EXERCISE INSTRUCTIONS
Copy the records below exactly, starting at the line that contains "Write a Python" and ending at the line that contains "1.82e-4, 3.98e-5, 1.0e-5]"; leave out any pictures.

Charts and diagrams as code

>>

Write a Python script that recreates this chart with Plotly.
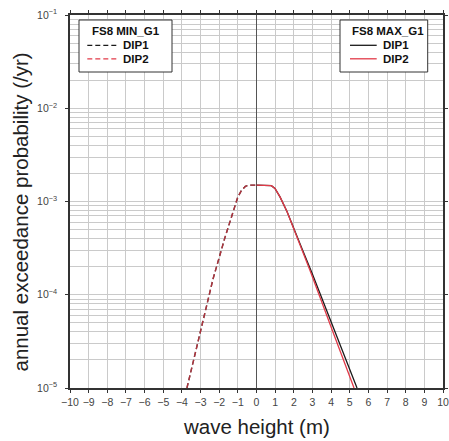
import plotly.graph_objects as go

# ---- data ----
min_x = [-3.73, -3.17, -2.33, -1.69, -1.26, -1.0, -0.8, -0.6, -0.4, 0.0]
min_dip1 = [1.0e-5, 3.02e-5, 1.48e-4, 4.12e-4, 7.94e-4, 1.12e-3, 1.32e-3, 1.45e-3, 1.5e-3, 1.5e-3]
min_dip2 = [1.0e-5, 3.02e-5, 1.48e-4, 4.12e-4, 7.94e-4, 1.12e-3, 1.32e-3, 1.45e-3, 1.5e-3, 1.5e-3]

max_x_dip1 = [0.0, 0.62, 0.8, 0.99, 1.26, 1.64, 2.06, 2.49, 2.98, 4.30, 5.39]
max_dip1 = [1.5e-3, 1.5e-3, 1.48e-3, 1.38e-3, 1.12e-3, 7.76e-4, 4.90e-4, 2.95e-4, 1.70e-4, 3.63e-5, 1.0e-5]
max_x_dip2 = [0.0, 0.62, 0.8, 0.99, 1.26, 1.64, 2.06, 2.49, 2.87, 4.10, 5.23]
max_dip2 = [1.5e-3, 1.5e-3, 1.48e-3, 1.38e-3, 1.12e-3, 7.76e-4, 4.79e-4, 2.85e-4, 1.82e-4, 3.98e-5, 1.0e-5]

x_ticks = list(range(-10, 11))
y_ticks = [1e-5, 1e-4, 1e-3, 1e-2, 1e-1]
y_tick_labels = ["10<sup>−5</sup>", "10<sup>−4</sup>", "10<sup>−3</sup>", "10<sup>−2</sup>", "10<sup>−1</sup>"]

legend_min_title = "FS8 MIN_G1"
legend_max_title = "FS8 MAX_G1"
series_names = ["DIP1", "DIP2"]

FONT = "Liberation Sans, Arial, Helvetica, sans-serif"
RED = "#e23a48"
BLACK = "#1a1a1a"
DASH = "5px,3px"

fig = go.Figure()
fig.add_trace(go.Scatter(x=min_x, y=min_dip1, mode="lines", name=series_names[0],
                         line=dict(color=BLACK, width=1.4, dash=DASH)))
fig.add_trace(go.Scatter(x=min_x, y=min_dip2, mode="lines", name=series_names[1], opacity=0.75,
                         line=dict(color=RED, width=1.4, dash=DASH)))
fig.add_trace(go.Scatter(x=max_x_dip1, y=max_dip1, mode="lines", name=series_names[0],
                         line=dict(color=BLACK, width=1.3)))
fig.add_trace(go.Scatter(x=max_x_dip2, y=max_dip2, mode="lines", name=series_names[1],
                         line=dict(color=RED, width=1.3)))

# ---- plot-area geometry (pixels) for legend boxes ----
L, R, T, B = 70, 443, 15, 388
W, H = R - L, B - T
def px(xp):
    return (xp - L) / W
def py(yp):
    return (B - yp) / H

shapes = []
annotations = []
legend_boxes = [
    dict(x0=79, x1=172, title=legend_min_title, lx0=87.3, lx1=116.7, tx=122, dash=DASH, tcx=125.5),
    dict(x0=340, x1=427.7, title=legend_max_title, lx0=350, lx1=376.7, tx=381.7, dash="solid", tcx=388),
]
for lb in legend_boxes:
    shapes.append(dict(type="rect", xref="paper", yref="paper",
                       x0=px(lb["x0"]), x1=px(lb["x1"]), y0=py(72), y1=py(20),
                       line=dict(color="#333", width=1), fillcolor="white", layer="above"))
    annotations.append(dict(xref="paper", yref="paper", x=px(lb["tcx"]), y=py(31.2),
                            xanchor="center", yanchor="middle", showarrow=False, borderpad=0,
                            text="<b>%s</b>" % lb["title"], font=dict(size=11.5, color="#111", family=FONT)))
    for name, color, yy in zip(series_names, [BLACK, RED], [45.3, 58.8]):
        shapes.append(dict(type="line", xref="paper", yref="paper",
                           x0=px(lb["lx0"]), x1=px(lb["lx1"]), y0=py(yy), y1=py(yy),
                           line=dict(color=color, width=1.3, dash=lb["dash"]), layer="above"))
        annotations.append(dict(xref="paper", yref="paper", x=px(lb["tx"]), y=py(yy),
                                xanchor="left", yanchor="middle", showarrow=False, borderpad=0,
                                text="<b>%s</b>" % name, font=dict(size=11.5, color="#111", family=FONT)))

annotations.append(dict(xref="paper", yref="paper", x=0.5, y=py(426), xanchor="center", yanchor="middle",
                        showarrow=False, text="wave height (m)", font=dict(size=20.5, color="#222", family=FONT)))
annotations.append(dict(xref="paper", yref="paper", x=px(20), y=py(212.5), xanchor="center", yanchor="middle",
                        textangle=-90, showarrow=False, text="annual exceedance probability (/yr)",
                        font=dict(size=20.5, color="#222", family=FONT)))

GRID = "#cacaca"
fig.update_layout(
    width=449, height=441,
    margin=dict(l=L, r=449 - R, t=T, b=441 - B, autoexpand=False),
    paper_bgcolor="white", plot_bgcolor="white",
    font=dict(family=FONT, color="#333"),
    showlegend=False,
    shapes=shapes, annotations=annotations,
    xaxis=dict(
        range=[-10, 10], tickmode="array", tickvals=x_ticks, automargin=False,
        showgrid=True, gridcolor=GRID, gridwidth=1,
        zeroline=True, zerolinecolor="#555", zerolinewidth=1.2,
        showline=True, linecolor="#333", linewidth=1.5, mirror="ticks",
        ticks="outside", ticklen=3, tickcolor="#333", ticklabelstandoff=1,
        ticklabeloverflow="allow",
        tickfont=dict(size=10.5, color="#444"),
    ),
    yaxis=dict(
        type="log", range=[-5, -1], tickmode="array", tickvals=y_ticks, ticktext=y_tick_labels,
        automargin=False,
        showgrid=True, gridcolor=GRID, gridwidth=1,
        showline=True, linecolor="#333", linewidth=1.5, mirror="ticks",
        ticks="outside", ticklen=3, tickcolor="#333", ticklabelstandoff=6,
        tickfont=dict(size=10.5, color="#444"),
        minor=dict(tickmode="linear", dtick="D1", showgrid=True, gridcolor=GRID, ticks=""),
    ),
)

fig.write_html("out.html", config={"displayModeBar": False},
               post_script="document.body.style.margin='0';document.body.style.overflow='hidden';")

<<
>>

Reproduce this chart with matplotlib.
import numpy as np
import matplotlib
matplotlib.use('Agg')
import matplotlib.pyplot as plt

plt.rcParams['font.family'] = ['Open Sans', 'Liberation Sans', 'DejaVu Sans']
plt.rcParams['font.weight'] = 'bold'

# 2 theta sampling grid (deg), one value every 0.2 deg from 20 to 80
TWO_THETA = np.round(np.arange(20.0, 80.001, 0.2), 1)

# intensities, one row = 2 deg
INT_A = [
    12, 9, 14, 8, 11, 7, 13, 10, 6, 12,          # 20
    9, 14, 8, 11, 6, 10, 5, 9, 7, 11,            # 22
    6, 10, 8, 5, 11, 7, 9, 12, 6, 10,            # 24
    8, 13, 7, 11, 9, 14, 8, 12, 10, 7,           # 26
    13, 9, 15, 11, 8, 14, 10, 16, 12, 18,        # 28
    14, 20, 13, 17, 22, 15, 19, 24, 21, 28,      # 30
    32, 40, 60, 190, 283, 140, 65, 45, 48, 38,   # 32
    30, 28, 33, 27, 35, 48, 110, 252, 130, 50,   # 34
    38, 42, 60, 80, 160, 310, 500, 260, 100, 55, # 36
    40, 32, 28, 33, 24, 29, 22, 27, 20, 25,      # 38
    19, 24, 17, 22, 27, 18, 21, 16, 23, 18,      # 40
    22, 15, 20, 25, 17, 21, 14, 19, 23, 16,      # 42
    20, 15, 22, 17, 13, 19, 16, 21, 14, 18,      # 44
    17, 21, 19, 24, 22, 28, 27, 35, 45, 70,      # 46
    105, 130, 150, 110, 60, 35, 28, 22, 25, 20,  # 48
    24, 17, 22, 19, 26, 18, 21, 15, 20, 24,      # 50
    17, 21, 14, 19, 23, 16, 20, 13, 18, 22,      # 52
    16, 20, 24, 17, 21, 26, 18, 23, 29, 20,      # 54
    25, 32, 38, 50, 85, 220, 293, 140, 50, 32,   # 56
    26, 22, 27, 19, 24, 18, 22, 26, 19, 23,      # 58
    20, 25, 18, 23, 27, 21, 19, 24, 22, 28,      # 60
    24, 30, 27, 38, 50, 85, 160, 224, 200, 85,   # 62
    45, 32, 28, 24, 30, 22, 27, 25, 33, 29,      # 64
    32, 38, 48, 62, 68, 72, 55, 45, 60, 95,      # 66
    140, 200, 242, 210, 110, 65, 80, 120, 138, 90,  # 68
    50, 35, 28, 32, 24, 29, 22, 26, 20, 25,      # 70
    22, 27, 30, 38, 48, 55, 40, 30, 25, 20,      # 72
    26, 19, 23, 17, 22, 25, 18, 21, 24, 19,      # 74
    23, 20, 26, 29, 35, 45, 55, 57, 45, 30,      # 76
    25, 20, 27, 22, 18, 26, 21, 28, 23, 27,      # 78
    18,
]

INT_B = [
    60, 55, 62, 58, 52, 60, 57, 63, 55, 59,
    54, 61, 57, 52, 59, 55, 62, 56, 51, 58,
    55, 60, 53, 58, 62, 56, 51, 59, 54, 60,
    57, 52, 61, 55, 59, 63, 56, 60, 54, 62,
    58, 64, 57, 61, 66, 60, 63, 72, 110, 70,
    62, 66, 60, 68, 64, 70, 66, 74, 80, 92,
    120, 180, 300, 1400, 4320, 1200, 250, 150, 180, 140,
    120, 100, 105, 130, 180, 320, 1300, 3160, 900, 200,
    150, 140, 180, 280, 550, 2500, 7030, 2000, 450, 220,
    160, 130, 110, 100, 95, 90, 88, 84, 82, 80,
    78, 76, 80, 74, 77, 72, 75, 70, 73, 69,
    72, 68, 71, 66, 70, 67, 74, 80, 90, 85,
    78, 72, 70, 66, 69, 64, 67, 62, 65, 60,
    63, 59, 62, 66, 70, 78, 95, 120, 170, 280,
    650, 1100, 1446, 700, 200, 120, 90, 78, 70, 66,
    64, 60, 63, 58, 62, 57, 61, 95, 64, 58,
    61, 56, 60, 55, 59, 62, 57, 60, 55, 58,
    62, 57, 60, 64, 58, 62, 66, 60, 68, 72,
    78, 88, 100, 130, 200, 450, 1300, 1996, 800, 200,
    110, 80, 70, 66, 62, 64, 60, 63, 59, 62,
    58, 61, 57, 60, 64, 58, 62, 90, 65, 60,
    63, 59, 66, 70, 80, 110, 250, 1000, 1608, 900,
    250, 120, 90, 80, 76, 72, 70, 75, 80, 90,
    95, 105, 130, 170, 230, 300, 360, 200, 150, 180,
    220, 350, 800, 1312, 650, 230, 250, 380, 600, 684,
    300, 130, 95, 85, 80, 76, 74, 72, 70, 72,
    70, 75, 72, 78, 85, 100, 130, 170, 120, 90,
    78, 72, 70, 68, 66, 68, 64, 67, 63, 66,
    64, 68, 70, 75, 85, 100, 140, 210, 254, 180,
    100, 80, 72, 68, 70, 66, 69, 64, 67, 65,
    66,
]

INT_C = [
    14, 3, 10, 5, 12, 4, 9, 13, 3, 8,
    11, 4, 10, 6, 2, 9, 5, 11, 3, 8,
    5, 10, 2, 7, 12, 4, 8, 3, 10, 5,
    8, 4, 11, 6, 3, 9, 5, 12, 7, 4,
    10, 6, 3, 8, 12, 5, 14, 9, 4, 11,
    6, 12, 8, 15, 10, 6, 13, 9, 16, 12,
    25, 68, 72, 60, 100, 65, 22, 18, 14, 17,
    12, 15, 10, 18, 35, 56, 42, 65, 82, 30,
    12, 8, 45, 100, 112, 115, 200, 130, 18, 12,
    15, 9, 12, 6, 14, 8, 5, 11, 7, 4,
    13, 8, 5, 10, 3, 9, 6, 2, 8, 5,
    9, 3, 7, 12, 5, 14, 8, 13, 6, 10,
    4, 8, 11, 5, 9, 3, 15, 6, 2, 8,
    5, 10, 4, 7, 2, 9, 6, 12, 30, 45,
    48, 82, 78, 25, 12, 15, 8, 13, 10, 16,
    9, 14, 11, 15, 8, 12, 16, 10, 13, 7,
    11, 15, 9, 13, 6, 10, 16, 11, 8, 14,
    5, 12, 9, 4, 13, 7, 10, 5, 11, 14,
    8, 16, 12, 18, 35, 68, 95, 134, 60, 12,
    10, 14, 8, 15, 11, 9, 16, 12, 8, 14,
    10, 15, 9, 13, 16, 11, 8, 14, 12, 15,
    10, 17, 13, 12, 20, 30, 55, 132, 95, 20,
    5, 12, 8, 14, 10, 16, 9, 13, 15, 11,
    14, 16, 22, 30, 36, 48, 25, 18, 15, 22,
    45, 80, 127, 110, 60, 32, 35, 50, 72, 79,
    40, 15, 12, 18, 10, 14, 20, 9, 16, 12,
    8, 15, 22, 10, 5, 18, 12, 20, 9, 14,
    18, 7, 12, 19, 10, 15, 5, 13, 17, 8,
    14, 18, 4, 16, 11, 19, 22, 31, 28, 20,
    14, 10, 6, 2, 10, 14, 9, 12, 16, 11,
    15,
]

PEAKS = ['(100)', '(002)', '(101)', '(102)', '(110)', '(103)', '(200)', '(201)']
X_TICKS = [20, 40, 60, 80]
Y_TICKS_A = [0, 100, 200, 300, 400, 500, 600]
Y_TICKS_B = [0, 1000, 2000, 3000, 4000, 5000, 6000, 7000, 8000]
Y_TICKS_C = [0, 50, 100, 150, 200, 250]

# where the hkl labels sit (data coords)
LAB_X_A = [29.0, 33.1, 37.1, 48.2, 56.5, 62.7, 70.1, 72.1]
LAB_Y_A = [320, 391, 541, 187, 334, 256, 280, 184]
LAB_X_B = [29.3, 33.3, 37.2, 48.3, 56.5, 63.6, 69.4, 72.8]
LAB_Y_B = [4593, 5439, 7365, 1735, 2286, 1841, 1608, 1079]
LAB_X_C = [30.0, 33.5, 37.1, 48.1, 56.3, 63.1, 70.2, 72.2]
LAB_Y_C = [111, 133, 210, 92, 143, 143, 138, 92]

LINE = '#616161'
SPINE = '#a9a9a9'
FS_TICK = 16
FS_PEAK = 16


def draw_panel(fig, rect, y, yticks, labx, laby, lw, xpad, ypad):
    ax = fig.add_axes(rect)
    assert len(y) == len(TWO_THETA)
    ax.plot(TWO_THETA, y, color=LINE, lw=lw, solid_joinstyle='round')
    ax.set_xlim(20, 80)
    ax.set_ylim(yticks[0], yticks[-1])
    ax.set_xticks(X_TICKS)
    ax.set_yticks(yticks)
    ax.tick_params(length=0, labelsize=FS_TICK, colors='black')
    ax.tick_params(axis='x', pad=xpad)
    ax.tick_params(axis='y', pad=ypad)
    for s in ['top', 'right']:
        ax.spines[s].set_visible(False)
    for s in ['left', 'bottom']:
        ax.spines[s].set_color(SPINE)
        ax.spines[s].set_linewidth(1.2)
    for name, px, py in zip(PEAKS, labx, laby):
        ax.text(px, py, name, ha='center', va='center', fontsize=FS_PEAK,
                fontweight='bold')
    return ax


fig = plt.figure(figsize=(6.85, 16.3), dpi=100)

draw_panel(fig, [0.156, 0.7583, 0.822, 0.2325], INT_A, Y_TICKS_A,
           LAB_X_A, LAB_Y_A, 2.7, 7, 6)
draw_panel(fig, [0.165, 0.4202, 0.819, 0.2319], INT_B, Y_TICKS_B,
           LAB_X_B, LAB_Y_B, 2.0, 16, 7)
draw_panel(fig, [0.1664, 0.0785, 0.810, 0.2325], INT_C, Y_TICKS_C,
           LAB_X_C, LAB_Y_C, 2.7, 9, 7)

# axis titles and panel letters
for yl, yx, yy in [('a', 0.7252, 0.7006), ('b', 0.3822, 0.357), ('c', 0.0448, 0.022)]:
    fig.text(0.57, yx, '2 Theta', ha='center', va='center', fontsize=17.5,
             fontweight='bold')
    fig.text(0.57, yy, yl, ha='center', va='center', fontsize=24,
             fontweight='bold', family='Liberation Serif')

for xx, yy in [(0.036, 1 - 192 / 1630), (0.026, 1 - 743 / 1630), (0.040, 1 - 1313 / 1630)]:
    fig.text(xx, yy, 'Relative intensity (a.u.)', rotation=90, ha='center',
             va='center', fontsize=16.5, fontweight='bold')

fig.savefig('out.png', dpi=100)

<<
>>

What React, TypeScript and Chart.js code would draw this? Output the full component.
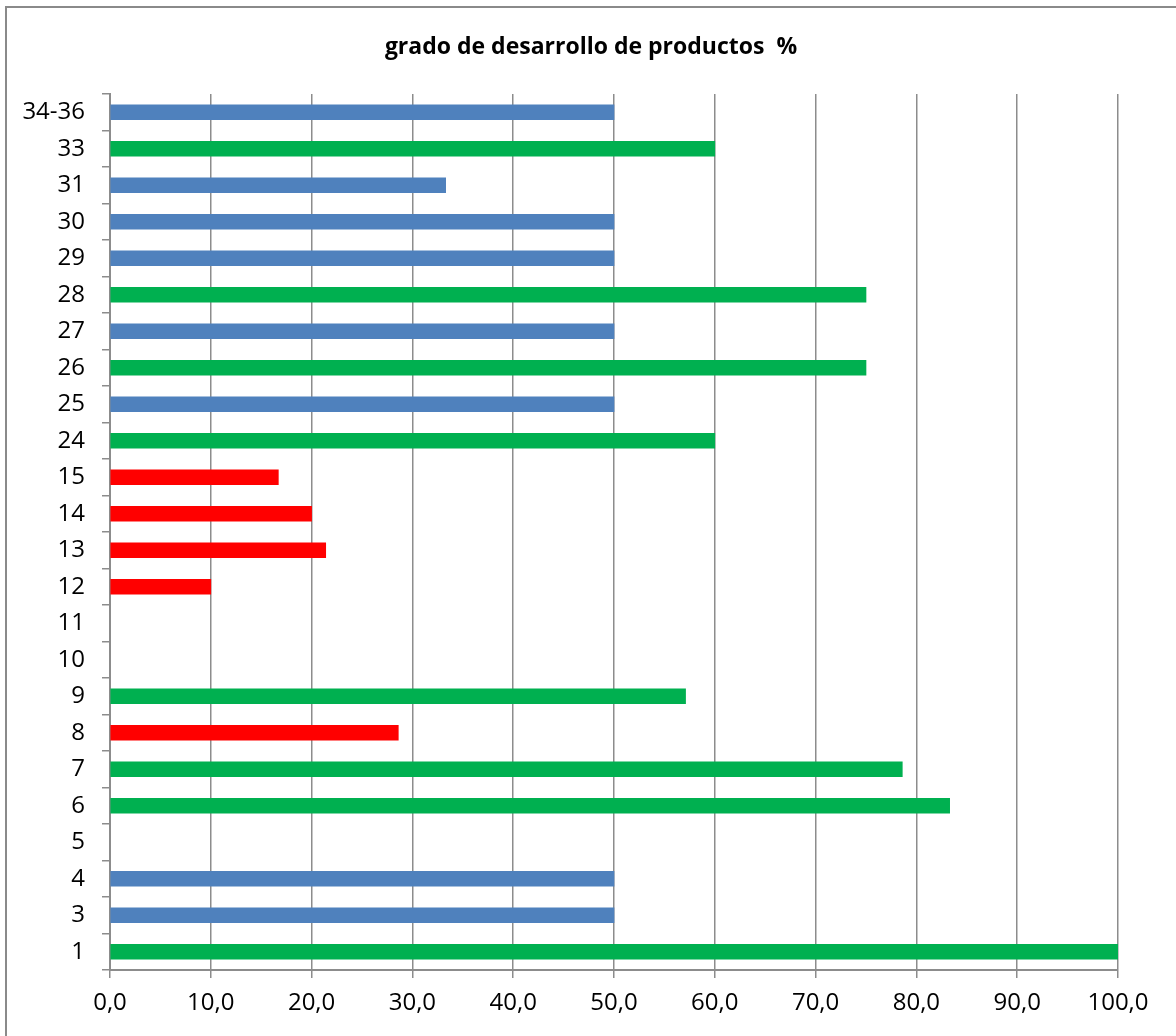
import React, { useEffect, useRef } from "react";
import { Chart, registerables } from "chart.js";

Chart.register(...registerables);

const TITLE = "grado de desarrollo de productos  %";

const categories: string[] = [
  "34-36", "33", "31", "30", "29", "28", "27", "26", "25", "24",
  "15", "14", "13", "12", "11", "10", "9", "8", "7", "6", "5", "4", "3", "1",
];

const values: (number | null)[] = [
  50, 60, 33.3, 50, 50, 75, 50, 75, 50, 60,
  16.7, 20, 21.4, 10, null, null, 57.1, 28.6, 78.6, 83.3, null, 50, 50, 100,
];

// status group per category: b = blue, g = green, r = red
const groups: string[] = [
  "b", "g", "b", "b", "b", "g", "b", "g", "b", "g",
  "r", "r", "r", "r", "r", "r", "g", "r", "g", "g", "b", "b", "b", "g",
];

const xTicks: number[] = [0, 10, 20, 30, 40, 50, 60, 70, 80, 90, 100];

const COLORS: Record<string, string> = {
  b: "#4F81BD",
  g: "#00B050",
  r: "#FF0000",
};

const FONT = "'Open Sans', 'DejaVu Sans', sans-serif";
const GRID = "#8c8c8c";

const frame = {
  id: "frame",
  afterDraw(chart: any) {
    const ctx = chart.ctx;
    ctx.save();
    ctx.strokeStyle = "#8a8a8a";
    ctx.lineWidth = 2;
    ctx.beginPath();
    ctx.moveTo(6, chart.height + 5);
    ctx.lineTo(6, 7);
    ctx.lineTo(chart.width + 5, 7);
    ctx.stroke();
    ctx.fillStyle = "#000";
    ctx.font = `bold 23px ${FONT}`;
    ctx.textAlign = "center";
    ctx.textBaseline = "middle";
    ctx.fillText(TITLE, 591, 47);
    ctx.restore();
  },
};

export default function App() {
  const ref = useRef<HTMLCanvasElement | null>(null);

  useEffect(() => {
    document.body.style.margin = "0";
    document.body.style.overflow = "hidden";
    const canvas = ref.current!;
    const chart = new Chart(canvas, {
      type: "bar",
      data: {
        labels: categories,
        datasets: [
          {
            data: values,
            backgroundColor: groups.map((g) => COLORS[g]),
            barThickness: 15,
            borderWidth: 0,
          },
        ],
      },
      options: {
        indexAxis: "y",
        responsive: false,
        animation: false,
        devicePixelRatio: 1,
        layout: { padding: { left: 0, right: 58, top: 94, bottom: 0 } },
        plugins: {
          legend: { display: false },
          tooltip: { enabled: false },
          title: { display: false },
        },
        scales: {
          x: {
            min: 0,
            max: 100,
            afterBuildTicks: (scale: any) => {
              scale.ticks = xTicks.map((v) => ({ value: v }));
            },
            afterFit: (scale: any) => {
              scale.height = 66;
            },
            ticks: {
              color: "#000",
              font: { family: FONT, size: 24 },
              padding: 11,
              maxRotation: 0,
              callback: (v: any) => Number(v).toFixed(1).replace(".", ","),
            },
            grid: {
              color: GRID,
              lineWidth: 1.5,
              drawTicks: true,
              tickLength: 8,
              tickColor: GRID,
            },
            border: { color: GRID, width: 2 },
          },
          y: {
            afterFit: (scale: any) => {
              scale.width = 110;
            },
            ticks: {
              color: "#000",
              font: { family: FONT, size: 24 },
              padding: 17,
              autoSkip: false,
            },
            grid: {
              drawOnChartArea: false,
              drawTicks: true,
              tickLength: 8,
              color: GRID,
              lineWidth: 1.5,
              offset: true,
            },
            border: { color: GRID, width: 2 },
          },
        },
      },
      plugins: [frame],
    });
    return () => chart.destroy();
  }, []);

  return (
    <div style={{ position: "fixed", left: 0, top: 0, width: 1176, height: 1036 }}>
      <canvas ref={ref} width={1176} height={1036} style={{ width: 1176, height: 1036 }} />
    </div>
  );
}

<<

SOLUTION FOR THIS PROBLEM
Write a Python script that recreates this chart with Plotly.
import plotly.graph_objects as go

# ---- data ----
min_x = [-3.73, -3.17, -2.33, -1.69, -1.26, -1.0, -0.8, -0.6, -0.4, 0.0]
min_dip1 = [1.0e-5, 3.02e-5, 1.48e-4, 4.12e-4, 7.94e-4, 1.12e-3, 1.32e-3, 1.45e-3, 1.5e-3, 1.5e-3]
min_dip2 = [1.0e-5, 3.02e-5, 1.48e-4, 4.12e-4, 7.94e-4, 1.12e-3, 1.32e-3, 1.45e-3, 1.5e-3, 1.5e-3]

max_x_dip1 = [0.0, 0.62, 0.8, 0.99, 1.26, 1.64, 2.06, 2.49, 2.98, 4.30, 5.39]
max_dip1 = [1.5e-3, 1.5e-3, 1.48e-3, 1.38e-3, 1.12e-3, 7.76e-4, 4.90e-4, 2.95e-4, 1.70e-4, 3.63e-5, 1.0e-5]
max_x_dip2 = [0.0, 0.62, 0.8, 0.99, 1.26, 1.64, 2.06, 2.49, 2.87, 4.10, 5.23]
max_dip2 = [1.5e-3, 1.5e-3, 1.48e-3, 1.38e-3, 1.12e-3, 7.76e-4, 4.79e-4, 2.85e-4, 1.82e-4, 3.98e-5, 1.0e-5]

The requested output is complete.